Alger-centre se fait belle pour accueillir Macron

Alger-centre se fait belle pour accueillir, ce mercredi 6 décembre, le président français Emmanuel Macron pour « une visite de travail » de quelques heures. Le centre-ville s’est transformé, en moins d’une semaine, en un vaste chantier. La place Audin, juste en face du siège d’Air Algérie, est l’un des centres de gravité de ce « relifting ».

Plus aucun gobelet de café ou de paquet de cigarette vide ne trainent par terre. Mieux, des pots de fleurs ont été installés avec plantation d’œillets orange et jaunes, des œillets d’automne.

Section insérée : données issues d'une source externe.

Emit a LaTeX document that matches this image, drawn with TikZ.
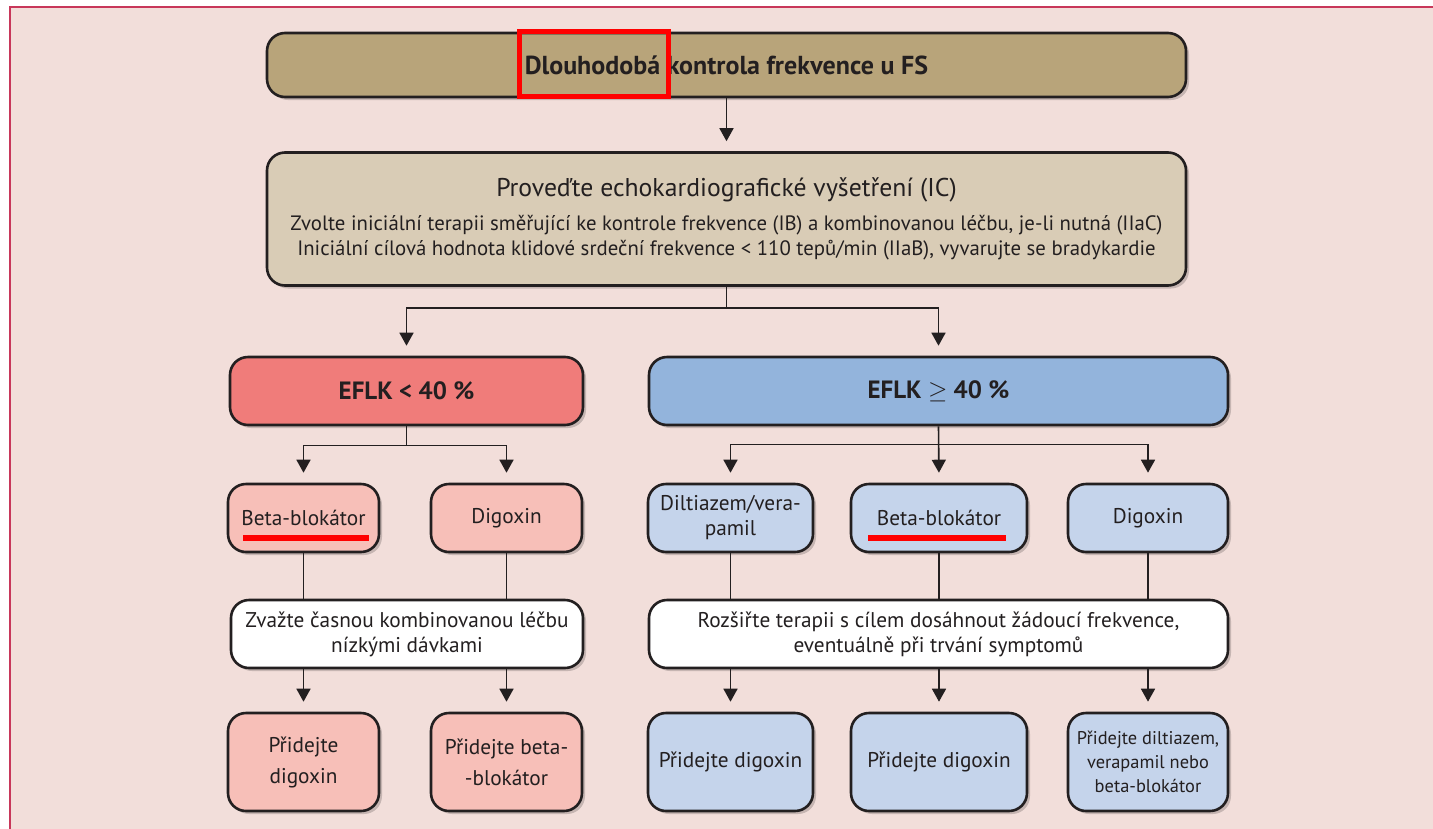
\documentclass[tikz,border=0pt]{standalone}
\usepackage{fontspec}
\setmainfont{PT Sans}
\usetikzlibrary{arrows.meta,shadows}
\definecolor{bgpink}{HTML}{F2DEDA}
\definecolor{frame}{HTML}{C8375A}
\definecolor{tan}{HTML}{B8A47A}
\definecolor{beige}{HTML}{D9CCB6}
\definecolor{redbox}{HTML}{F07C7A}
\definecolor{redlight}{HTML}{F7BFB8}
\definecolor{bluebox}{HTML}{93B4DC}
\definecolor{bluelight}{HTML}{C5D4EB}
\definecolor{ink}{HTML}{231F20}
\tikzset{
  box/.style={draw=ink, line width=2.6pt, rounded corners=18pt, align=center,
    text=ink, inner sep=2pt,
    drop shadow={shadow xshift=3pt, shadow yshift=-3pt, opacity=0.18, fill=black}},
  small/.style={box, minimum height=68pt, font=\fontsize{21.3}{25}\selectfont},
  tall/.style={box, minimum height=98pt, font=\fontsize{21.3}{31}\selectfont},
  conn/.style={draw=ink, line width=1.6pt},
  arr/.style={conn, -{Triangle[width=14pt,length=13pt]}, shorten >=10pt},
}
\begin{document}
\begin{tikzpicture}[x=1pt,y=-1pt]
\useasboundingbox (0,0) rectangle (1433,828);
\clip (0,0) rectangle (1433,828);
\fill[white] (0,0) rectangle (1433,828);
\filldraw[fill=bgpink, draw=frame, line width=1.5pt] (10,7) rectangle (1450,850);

% nodes
\node[box, fill=tan, minimum width=919pt, minimum height=64pt,
  font=\fontsize{26}{30}\selectfont\bfseries] (title) at (726.5,65) {Dlouhodobá kontrola frekvence u FS};
\node[box, fill=beige, minimum width=919pt, minimum height=133pt,
  font=\fontsize{20.8}{25}\selectfont] (echo) at (726.5,219)
  {{\fontsize{25.7}{30}\selectfont Proveďte echokardiografické vyšetření (IC)}\\[9pt]
   Zvolte iniciální terapii směřující ke kontrole frekvence (IB) a kombinovanou léčbu, je-li nutná (IIaC)\\
   Iniciální cílová hodnota klidové srdeční frekvence < 110 tepů/min (IIaB), vyvarujte se bradykardie};

\node[box, fill=redbox, minimum width=353pt, minimum height=68pt,
  font=\fontsize{25}{28}\selectfont\bfseries] (red) at (406.5,391) {EFLK < 40 \%};
\node[box, fill=bluebox, minimum width=579pt, minimum height=68pt,
  font=\fontsize{25}{28}\selectfont\bfseries] (blue) at (938.5,391) {EFLK $\geq$ 40 \%};

\node[small, fill=redlight, minimum width=151pt] (rb) at (303.5,518) {Beta-blokátor};
\node[small, fill=redlight, minimum width=151pt] (rd) at (506.5,518) {Digoxin};
\node[small, fill=bluelight, minimum width=165pt] (bd) at (730.5,518) {Diltiazem/vera-\\pamil};
\node[small, fill=bluelight, minimum width=176pt] (bb) at (939,518) {Beta-blokátor};
\node[small, fill=bluelight, minimum width=160pt] (bg) at (1148,518) {Digoxin};

\node[small, fill=white, minimum width=352pt] (wl) at (407,634) {Zvažte časnou kombinovanou léčbu\\nízkými dávkami};
\node[small, fill=white, minimum width=579pt] (wr) at (938.5,634) {Rozšiřte terapii s cílem dosáhnout žádoucí frekvence,\\eventuálně při trvání symptomů};

\node[tall, fill=redlight, minimum width=151pt] (p1) at (303.5,762) {Přidejte\\digoxin};
\node[tall, fill=redlight, minimum width=151pt] (p2) at (506.5,762) {Přidejte beta-\\-blokátor};
\node[tall, fill=bluelight, minimum width=165pt] (p3) at (730.5,762) {Přidejte digoxin};
\node[tall, fill=bluelight, minimum width=176pt] (p4) at (939,762) {Přidejte digoxin};
\node[tall, fill=bluelight, minimum width=160pt, font=\fontsize{18.4}{24}\selectfont] (p5) at (1148,762) {Přidejte diltiazem,\\verapamil nebo\\beta-blokátor};

% connectors
\draw[arr] (title.south) -- (echo.north);
\draw[conn] (echo.south) -- ++(0,21) coordinate (j1);
\draw[arr] (j1) -| (red.north);
\draw[arr] (j1) -| (blue.north);
\draw[conn] (red.south) -- ++(0,19) coordinate (j2);
\draw[arr] (j2) -| (rb.north);
\draw[arr] (j2) -| (rd.north);
\draw[arr] (blue.south) -- (bb.north);
\draw[conn] (blue.south) ++(0,18) coordinate (j3);
\draw[arr] (j3) -| (bd.north);
\draw[arr] (j3) -| (bg.north);

\draw[conn] (rb.south) -- (rb.south |- wl.north);
\draw[conn] (rd.south) -- (rd.south |- wl.north);
\draw[conn] (bd.south) -- (bd.south |- wr.north);
\draw[conn] (bb.south) -- (bb.south |- wr.north);
\draw[conn] (bg.south) -- (bg.south |- wr.north);

\draw[arr] (wl.south -| p1.north) -- (p1.north);
\draw[arr] (wl.south -| p2.north) -- (p2.north);
\draw[arr] (wr.south -| p3.north) -- (p3.north);
\draw[arr] (wr.south -| p4.north) -- (p4.north);
\draw[arr] (wr.south -| p5.north) -- (p5.north);

% red annotations
\node[draw=red, line width=5pt, minimum width=149pt, minimum height=65pt, inner sep=0pt] (hl) at (594,64) {};
\draw[red, line width=6pt] (243,537.5) -- (369,537.5);
\draw[red, line width=6pt] (868,537.5) -- (1006,537.5);
\end{tikzpicture}
\end{document}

En face, à côté de l’agence d’Egypt Air, un espace vert a été « inventé » avec plantation de fleurs et d’un arbuste. Le carrelage du trottoir qui mène du Tunnel des Facultés à l’université Benyoucef Benkheda (Fac centrale) a été partiellement refait des deux côtés de la chaussée.

Les nombreux trous ont été bouchés avec du béton, parfois avec du ciment gris à l’état brut. Faute de carrelages, des carrés ont été dessinés dans le béton, pour faire semblant… « Nous faisons quelques rectifications. C’est notre travail. Les gens disent que c’est pour le président français. Ce n’est pas vrai », lance un ouvrier d’Asrout, l’entreprise de la wilaya d’Alger qui s’occupe de la maintenance des réseaux routiers et de l’assainissement.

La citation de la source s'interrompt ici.